Avez-vous déjà pensé à quoi pourrait ressembler votre tournée d’adieu?

Non, j’adore ce que je fais et j’espère que je pourrais continuer à chanter jusqu’à 100 ans!

Quels sont vos souvenirs de votre passage à Montreux en 1996?

Il n’y a rien de comparable et le public apprécie tellement la bonne musique que c’est un plaisir de se produire ici. Il y a aussi ces paysages magnifiques. Je sais déjà que je peindrai quelques toiles quand je serai à Montreux.

Vous portez toujours de merveilleux costumes. La musique est-elle avant tout une question d’élégance?

On me demande souvent pourquoi je porte toujours un costume et une cravate, et je réponds: «Parce que j’aime ressembler à personne d’autre!»

«Quand Frank Sinatra a disparu, j’ai voulu lui rendre hommage, alors j’ai décidé de donner son nom à l’école. Son influence sur nous tous ne sera jamais oubliée.

Tony Bennett, chanteur

Vous avez fondé une école d’arts dans le Queens que vous avez baptisée The Frank Sinatra School of Arts. À quel point Sinatra est-il important pour vous?

Frank Sinatra était de dix ans mon aîné, donc j’étais un bobby soxer (ndlr: un fan de swing) au Paramount Theater bien avant que nous nous rencontrions en tant que partenaires de scène. Il a été d’une grande aide avec moi tout au long de ma carrière. Même si je n’ai jamais fait partie du Rat Pack à Los Angeles et que je vivais à New York, nous sommes toujours restés en contact.
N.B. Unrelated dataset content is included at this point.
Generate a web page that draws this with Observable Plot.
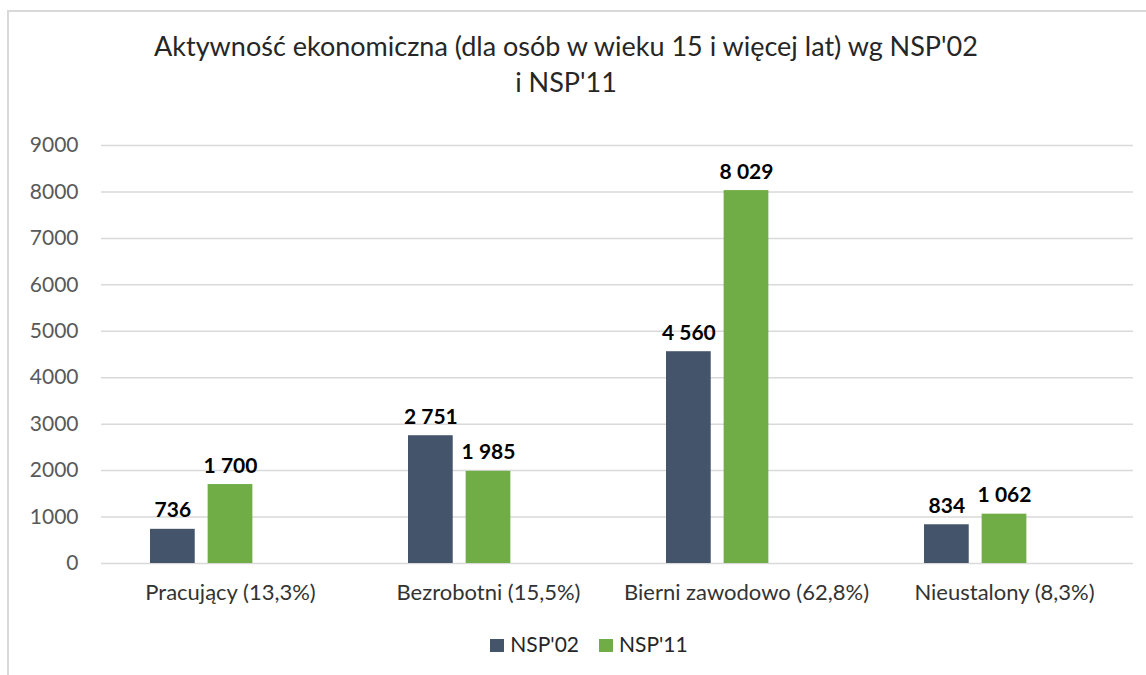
<!DOCTYPE html>
<html>
<head>
<meta charset="utf-8">
<script src="https://cdn.jsdelivr.net/npm/d3@7"></script>
<script src="https://cdn.jsdelivr.net/npm/@observablehq/plot@0.6"></script>
<style>
  html, body { margin: 0; padding: 0; background: #fff; }
  body { width: 1146px; height: 675px; overflow: hidden; position: relative; font-family: Lato, "Open Sans", sans-serif; }
  #frame { position: absolute; left: 7px; top: 10px; width: 1200px; height: 700px;
           border-left: 2px solid #d9d9d9; border-top: 2px solid #d9d9d9; }
  #title { position: absolute; left: 0; width: 1132px; top: 28px; text-align: center;
           font-size: 27px; line-height: 36px; color: #262626; }
  #chart { position: absolute; left: 0; top: 110px; }
  #legend { position: absolute; left: 0; width: 1178px; top: 631px; text-align: center;
            font-size: 21px; color: #262626; }
  #legend span.item { display: inline-block; margin: 0 10px; }
  #legend span.sw { display: inline-block; width: 14px; height: 13px; margin-right: 6px; vertical-align: 0px; }
</style>
</head>
<body>
<div id="frame"></div>
<div id="title">Aktywność ekonomiczna (dla osób w wieku 15 i więcej lat) wg NSP'02<br>i NSP'11</div>
<div id="chart"></div>
<div id="legend"></div>
<script>
const categories = ["Pracujący (13,3%)", "Bezrobotni (15,5%)", "Bierni zawodowo (62,8%)", "Nieustalony (8,3%)"];
const seriesNames = ["NSP'02", "NSP'11"];
const nsp02 = [736, 2751, 4560, 834];
const nsp11 = [1700, 1985, 8029, 1062];
const yTicks = [0, 1000, 2000, 3000, 4000, 5000, 6000, 7000, 8000, 9000];
const colors = ["#44546A", "#70AD47"];

const data = [];
categories.forEach((c, i) => {
  data.push({category: c, series: seriesNames[0], value: nsp02[i]});
  data.push({category: c, series: seriesNames[1], value: nsp11[i]});
});
const fmt = v => d3.format(",")(v).replace(/,/g, " ");

const plot = Plot.plot({
  width: 1146,
  height: 500,
  marginLeft: 100,
  marginRight: 12,
  marginTop: 35,
  marginBottom: 47,
  style: {fontFamily: "Lato, 'Open Sans', sans-serif", background: "transparent"},
  fx: {domain: categories, paddingInner: 0, paddingOuter: 0, label: null},
  x: {domain: [...seriesNames, "_"], paddingInner: 0.224, paddingOuter: 0.85, axis: null, round: false},
  y: {domain: [0, 9000], label: null},
  color: {domain: seriesNames, range: colors},
  marks: [
    Plot.ruleY(yTicks, {stroke: "#d9d9d9", strokeWidth: 1.5}),
    Plot.axisY({ticks: yTicks, tickFormat: d => String(d), tickSize: 0, tickPadding: 23, fontSize: 21, fill: "#595959", label: null}),
    Plot.axisFx({anchor: "bottom", tickSize: 0, tickPadding: 21, fontSize: 22, fill: "#333333", label: null}),
    Plot.barY(data, {fx: "category", x: "series", y: "value", fill: "series"}),
    Plot.text(data, {fx: "category", x: "series", y: "value", text: d => fmt(d.value), lineAnchor: "bottom", dy: -12,
                     fontSize: 21, fontWeight: "bold", fill: "#000"})
  ]
});
document.getElementById("chart").appendChild(plot);

const legend = document.getElementById("legend");
seriesNames.forEach((s, i) => {
  const item = document.createElement("span");
  item.className = "item";
  const sw = document.createElement("span");
  sw.className = "sw";
  sw.style.background = colors[i];
  item.appendChild(sw);
  item.appendChild(document.createTextNode(s));
  legend.appendChild(item);
});
</script>
</body>
</html>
Quand il a disparu, j’ai voulu lui rendre hommage, alors j’ai décidé de donner son nom à l’école. Son influence sur nous tous ne sera jamais oubliée.

Vous avez récemment chanté dans un épisode de la série «Blue Bloods». Vous verra-t-on un jour à l’écran en tant qu’acteur?

J’aime bien faire des apparitions spéciales dans mon propre rôle de temps en temps, mais être acteur ne m’intéresse pas. Un jour, Cary Grant m’a dit que c’était bien mieux de se produire tous les soirs sur scène face à un public et qu’être acteur de cinéma était le job le plus fastidieux du monde… Alors, j’ai suivi le conseil et je continue à me produire en live uniquement.